“Traineeships are great, to support kids like my son into learning and into work.”
We spoke to Alison, whose son joined our traineeship programme earlier this year.
With school not the right environment for him, he has been looking for other ways to gain qualifications that he didn’t get in school, as well as prepare for the world of work.
Find out how he got on and Alison’s perspective of traineeships as a parent, and the support provided by Nasreen Anwar (Naz), our traineeship tutor.
What was your son doing before he started the traineeship?
He was not doing much at all, he had finished school, he was a school refuser, had anxiety around attending so he didn’t. He also had a fear of exams and finished school last year. He’s 17 now, with no qualifications.
A youth worker managed to get him to go back into school and he enrolled in a college course and was doing English and maths and went to a couple of lessons but without support he stopped going.
Through school he got involved with Connections – he was going to college but stopped, and they recommended the traineeship programme.
How did he get on at school?
Something changed in year 10, there were some incidents with bullying, low self-esteem and anxiety issues. Everything was fine up until year 9 then this anxiety hit for various reasons. He stopped going to school, he found homework a challenge – he worked well in class and is shown to be intelligent; he has got the ability but isn’t mentally engaged.
We tried to get him into a local council programme, Tracks, for children with anxiety issues and problems at school. He was great at first but then became disengaged and there wasn’t much they could do.
Why did he want to join the programme?
He wanted to join, I didn’t think he’d do it, I thought he wasn’t ready. Connections asked if he’d be interested, and he was in a better place mentally then and wanted to learn outside of school.
He was really interested and he wanted to get a job. He’s been put off education – that might change in the future. He’s always been a younger kid in his school year with a birthday in July and emotionally quite young.
What did he find the most interesting and challenging?
He engaged really well with Naz, his tutor, as well as with his work but within two weeks he was feeling overwhelmed. Naz suggested he do the work in smaller bits, and within his session and they could go through it together. Naz was fantastic; she’s been fabulous. Without working directly with someone he becomes disengaged.
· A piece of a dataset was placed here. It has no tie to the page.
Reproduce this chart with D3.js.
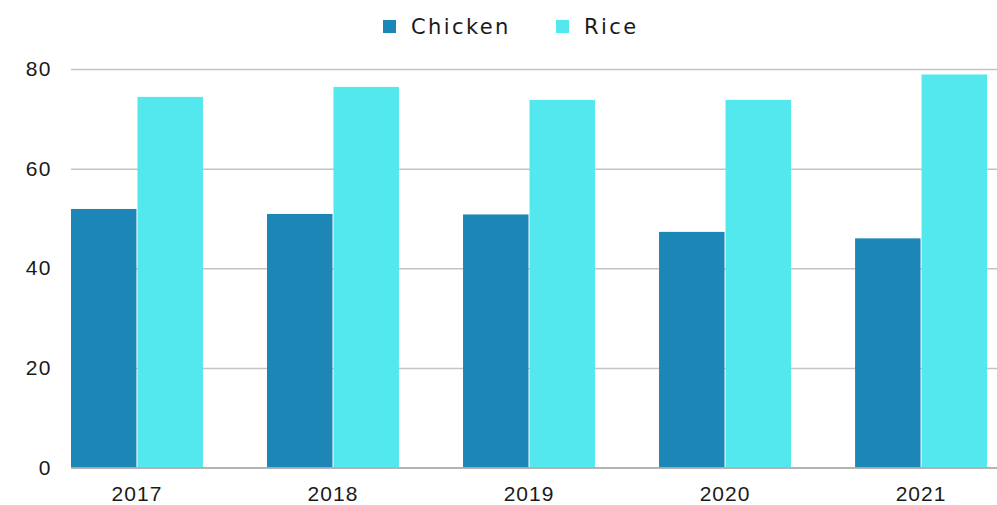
<!DOCTYPE html>
<html>
<head>
<meta charset="utf-8">
<script src="https://cdn.jsdelivr.net/npm/d3@7"></script>
<style>
  body { margin: 0; background: #fff; }
  svg { display: block; font-family: "DejaVu Sans", sans-serif; }
</style>
</head>
<body>
<svg id="chart" width="997" height="505"></svg>
<script>
const years = ["2017", "2018", "2019", "2020", "2021"];
const seriesNames = ["Chicken", "Rice"];
const chickenValues = [51.9, 50.9, 50.8, 47.3, 46];
const riceValues = [74.4, 76.4, 73.8, 73.8, 78.9];
const yTicks = [0, 20, 40, 60, 80];
const colors = ["#1c86b7", "#53e8ee"];

const svg = d3.select("#chart");
const margin = { top: 69, right: 10, bottom: 37, left: 71 };
const width = 997 - margin.left - margin.right,
  height = 505 - margin.top - margin.bottom;

const data = years.map((y, i) => ({ year: y, values: [chickenValues[i], riceValues[i]] }));

const x = d3.scaleBand().domain(years).range([0, 916]).paddingInner(0.327).paddingOuter(0);
const x1 = d3.scaleBand().domain(seriesNames).range([0, x.bandwidth()]).paddingInner(0.015);
const y = d3.scaleLinear().domain([0, 80]).range([height - 0.5, 0]);

const g = svg.append("g").attr("transform", "translate(" + margin.left + "," + margin.top + ")");

// grid
g.append("g")
  .attr("class", "grid")
  .call(d3.axisLeft(y).tickValues(yTicks).tickSize(-(width + 10)).tickFormat(""))
  .call((s) => s.select(".domain").remove())
  .selectAll("line")
  .attr("stroke", "#c4c4c4")
  .attr("stroke-width", 1.5);

// y labels
g.append("g")
  .call(d3.axisLeft(y).tickValues(yTicks).tickSize(0).tickPadding(19))
  .call((s) => s.select(".domain").remove())
  .selectAll("text")
  .attr("font-size", 21)
  .attr("letter-spacing", 1.5)
  .attr("fill", "#1a1a1a");

// bars
const groups = g.selectAll(".grp")
  .data(data)
  .enter()
  .append("g")
  .attr("transform", (d) => "translate(" + x(d.year) + ",0)");

groups.selectAll("rect")
  .data((d) => d.values.map((v, i) => ({ key: seriesNames[i], v: v, i: i })))
  .enter()
  .append("rect")
  .attr("x", (d) => x1(d.key))
  .attr("width", x1.bandwidth())
  .attr("y", (d) => y(d.v))
  .attr("height", (d) => y(0) - y(d.v))
  .attr("fill", (d) => colors[d.i]);

// baseline
g.append("line")
  .attr("x1", 0).attr("x2", width + 10)
  .attr("y1", y(0) + 0.5).attr("y2", y(0) + 0.5)
  .attr("stroke", "#aaa").attr("stroke-width", 1.5);

// x labels
g.append("g")
  .attr("transform", "translate(0," + height + ")")
  .call(d3.axisBottom(x).tickSize(0).tickPadding(18))
  .call((s) => s.select(".domain").remove())
  .selectAll("text")
  .attr("font-size", 21)
  .attr("letter-spacing", 1)
  .attr("fill", "#1a1a1a");

// legend
const legendX = [383, 556];
const legend = svg.append("g");
seriesNames.forEach((name, i) => {
  legend.append("rect")
    .attr("x", legendX[i]).attr("y", 20).attr("width", 13).attr("height", 13)
    .attr("fill", colors[i]);
  legend.append("text")
    .attr("x", legendX[i] + 28).attr("y", 34)
    .attr("font-size", 21)
    .attr("letter-spacing", 2.4)
    .attr("fill", "#1a1a1a")
    .text(name);
});
</script>
</body>
</html>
What are his career goals?
He doesn’t know what he wants to do – I think he’d like to do something in IT, he’s good with IT stuff, and he talks to people online and occasionally he goes out with some mates locally.
What’s your opinion of traineeships as a parent?
Traineeships are great, to support kids like my son into learning and into work as they are clueless. They go through everything you need as to how the world of work works really. I would recommend it to other parents with children in the same position as mine that have missed school, or where school isn’t the right environment for them.
Naz has bent over backwards in support for my son – she’s been a really great support to me as well – caring and understanding. My son enjoyed learning with Naz, and although he’s now on a break due to mental health the one thing he was worried about was letting her down, but I told him she would understand and to be honest, and when he’s feeling up to it again he knows he can rejoin and that support will continue.